- _Task directions_
All lines below must be repeated exactly, with the pictures omitted.

- _Data section_
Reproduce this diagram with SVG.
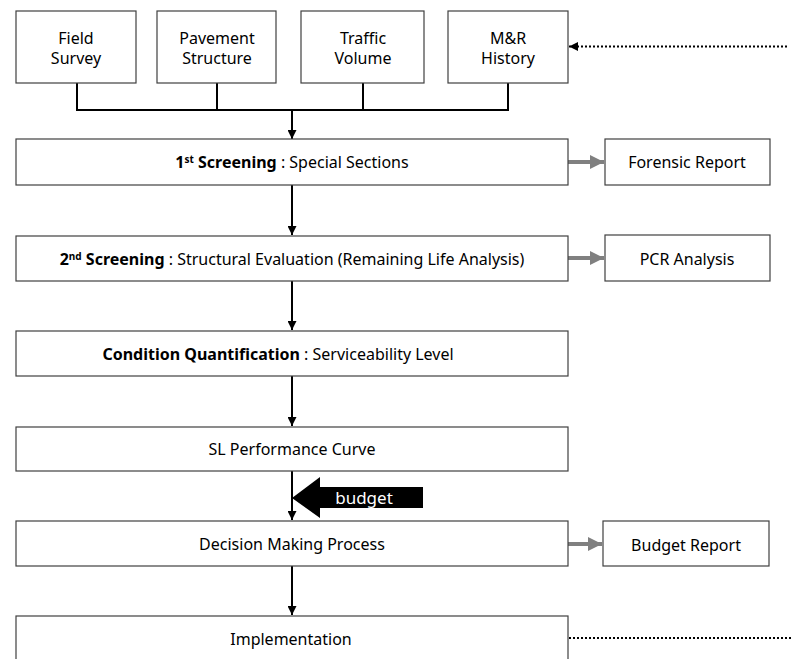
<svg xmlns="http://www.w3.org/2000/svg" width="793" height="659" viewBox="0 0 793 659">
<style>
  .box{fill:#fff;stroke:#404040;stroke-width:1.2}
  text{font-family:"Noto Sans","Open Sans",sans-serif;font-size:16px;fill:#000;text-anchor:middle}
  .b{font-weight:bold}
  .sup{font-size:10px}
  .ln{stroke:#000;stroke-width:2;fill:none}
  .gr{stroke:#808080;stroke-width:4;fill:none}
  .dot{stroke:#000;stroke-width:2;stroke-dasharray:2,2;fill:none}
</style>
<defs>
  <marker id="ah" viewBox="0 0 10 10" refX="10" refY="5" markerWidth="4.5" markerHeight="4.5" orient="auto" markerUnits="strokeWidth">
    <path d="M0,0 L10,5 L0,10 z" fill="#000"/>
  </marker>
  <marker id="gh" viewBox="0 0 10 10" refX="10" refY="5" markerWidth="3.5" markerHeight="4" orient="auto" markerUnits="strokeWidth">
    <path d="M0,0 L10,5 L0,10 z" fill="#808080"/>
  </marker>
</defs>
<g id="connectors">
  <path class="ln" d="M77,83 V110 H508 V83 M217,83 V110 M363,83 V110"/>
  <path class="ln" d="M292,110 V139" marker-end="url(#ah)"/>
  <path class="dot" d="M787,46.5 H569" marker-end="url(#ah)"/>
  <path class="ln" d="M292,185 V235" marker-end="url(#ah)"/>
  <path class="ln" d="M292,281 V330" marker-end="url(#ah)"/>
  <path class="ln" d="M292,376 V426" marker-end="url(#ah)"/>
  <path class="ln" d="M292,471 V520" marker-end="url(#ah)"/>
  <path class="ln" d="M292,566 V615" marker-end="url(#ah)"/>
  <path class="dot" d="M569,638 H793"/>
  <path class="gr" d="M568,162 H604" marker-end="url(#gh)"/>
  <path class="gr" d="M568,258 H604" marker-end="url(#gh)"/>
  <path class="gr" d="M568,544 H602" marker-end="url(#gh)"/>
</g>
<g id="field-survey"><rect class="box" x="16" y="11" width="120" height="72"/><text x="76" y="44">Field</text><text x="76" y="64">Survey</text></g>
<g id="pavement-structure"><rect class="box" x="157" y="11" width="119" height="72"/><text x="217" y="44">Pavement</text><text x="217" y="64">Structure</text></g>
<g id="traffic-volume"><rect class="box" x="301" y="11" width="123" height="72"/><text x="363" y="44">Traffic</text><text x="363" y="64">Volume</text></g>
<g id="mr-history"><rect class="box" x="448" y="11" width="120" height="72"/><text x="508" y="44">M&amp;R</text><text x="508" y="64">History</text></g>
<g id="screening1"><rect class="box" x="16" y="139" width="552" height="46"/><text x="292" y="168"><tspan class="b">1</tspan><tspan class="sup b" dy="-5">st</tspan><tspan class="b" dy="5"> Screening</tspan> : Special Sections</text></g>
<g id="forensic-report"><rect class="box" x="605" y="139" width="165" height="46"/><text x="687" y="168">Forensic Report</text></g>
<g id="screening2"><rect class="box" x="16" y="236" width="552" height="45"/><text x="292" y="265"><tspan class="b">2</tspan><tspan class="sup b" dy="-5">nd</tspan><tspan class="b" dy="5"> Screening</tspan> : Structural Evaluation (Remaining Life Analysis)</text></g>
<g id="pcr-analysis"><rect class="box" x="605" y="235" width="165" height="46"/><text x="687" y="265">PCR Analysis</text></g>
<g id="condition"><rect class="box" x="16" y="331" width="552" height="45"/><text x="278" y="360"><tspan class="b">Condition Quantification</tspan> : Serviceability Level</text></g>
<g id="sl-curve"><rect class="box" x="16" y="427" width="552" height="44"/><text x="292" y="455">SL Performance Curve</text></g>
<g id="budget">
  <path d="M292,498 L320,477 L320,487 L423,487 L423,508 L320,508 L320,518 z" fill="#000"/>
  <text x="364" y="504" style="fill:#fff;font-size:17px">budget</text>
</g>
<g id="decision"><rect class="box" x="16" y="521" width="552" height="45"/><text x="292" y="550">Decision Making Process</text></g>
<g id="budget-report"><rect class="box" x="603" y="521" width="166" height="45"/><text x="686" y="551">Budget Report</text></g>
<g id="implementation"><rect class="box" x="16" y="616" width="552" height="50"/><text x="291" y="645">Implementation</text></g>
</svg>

- _Expected answer_
Reproduce this diagram with SVG.
<svg xmlns="http://www.w3.org/2000/svg" width="793" height="659" viewBox="0 0 793 659">
<style>
  .box{fill:#fff;stroke:#404040;stroke-width:1.2}
  text{font-family:"Noto Sans","Open Sans",sans-serif;font-size:16px;fill:#000;text-anchor:middle}
  .b{font-weight:bold}
  .sup{font-size:10px}
  .ln{stroke:#000;stroke-width:2;fill:none}
  .gr{stroke:#808080;stroke-width:4;fill:none}
  .dot{stroke:#000;stroke-width:2;stroke-dasharray:2,2;fill:none}
</style>
<defs>
  <marker id="ah" viewBox="0 0 10 10" refX="10" refY="5" markerWidth="4.5" markerHeight="4.5" orient="auto" markerUnits="strokeWidth">
    <path d="M0,0 L10,5 L0,10 z" fill="#000"/>
  </marker>
  <marker id="gh" viewBox="0 0 10 10" refX="10" refY="5" markerWidth="3.5" markerHeight="4" orient="auto" markerUnits="strokeWidth">
    <path d="M0,0 L10,5 L0,10 z" fill="#808080"/>
  </marker>
</defs>
<g id="connectors">
  <path class="ln" d="M77,83 V110 H508 V83 M217,83 V110 M363,83 V110"/>
  <path class="ln" d="M292,110 V139" marker-end="url(#ah)"/>
  <path class="dot" d="M787,46.5 H569" marker-end="url(#ah)"/>
  <path class="ln" d="M292,185 V235" marker-end="url(#ah)"/>
  <path class="ln" d="M292,281 V330" marker-end="url(#ah)"/>
  <path class="ln" d="M292,376 V426" marker-end="url(#ah)"/>
  <path class="ln" d="M292,471 V520" marker-end="url(#ah)"/>
  <path class="ln" d="M292,566 V615" marker-end="url(#ah)"/>
  <path class="dot" d="M569,638 H793"/>
  <path class="gr" d="M568,162 H604" marker-end="url(#gh)"/>
  <path class="gr" d="M568,258 H604" marker-end="url(#gh)"/>
  <path class="gr" d="M568,544 H602" marker-end="url(#gh)"/>
</g>
<g id="field-survey"><rect class="box" x="16" y="11" width="120" height="72"/><text x="76" y="44">Field</text><text x="76" y="64">Survey</text></g>
<g id="pavement-structure"><rect class="box" x="157" y="11" width="119" height="72"/><text x="217" y="44">Pavement</text><text x="217" y="64">Structure</text></g>
<g id="traffic-volume"><rect class="box" x="301" y="11" width="123" height="72"/><text x="363" y="44">Traffic</text><text x="363" y="64">Volume</text></g>
<g id="mr-history"><rect class="box" x="448" y="11" width="120" height="72"/><text x="508" y="44">M&amp;R</text><text x="508" y="64">History</text></g>
<g id="screening1"><rect class="box" x="16" y="139" width="552" height="46"/><text x="292" y="168"><tspan class="b">1</tspan><tspan class="sup b" dy="-5">st</tspan><tspan class="b" dy="5"> Screening</tspan> : Special Sections</text></g>
<g id="forensic-report"><rect class="box" x="605" y="139" width="165" height="46"/><text x="687" y="168">Forensic Report</text></g>
<g id="screening2"><rect class="box" x="16" y="236" width="552" height="45"/><text x="292" y="265"><tspan class="b">2</tspan><tspan class="sup b" dy="-5">nd</tspan><tspan class="b" dy="5"> Screening</tspan> : Structural Evaluation (Remaining Life Analysis)</text></g>
<g id="pcr-analysis"><rect class="box" x="605" y="235" width="165" height="46"/><text x="687" y="265">PCR Analysis</text></g>
<g id="condition"><rect class="box" x="16" y="331" width="552" height="45"/><text x="278" y="360"><tspan class="b">Condition Quantification</tspan> : Serviceability Level</text></g>
<g id="sl-curve"><rect class="box" x="16" y="427" width="552" height="44"/><text x="292" y="455">SL Performance Curve</text></g>
<g id="budget">
  <path d="M292,498 L320,477 L320,487 L423,487 L423,508 L320,508 L320,518 z" fill="#000"/>
  <text x="364" y="504" style="fill:#fff;font-size:17px">budget</text>
</g>
<g id="decision"><rect class="box" x="16" y="521" width="552" height="45"/><text x="292" y="550">Decision Making Process</text></g>
<g id="budget-report"><rect class="box" x="603" y="521" width="166" height="45"/><text x="686" y="551">Budget Report</text></g>
<g id="implementation"><rect class="box" x="16" y="616" width="552" height="50"/><text x="291" y="645">Implementation</text></g>
</svg>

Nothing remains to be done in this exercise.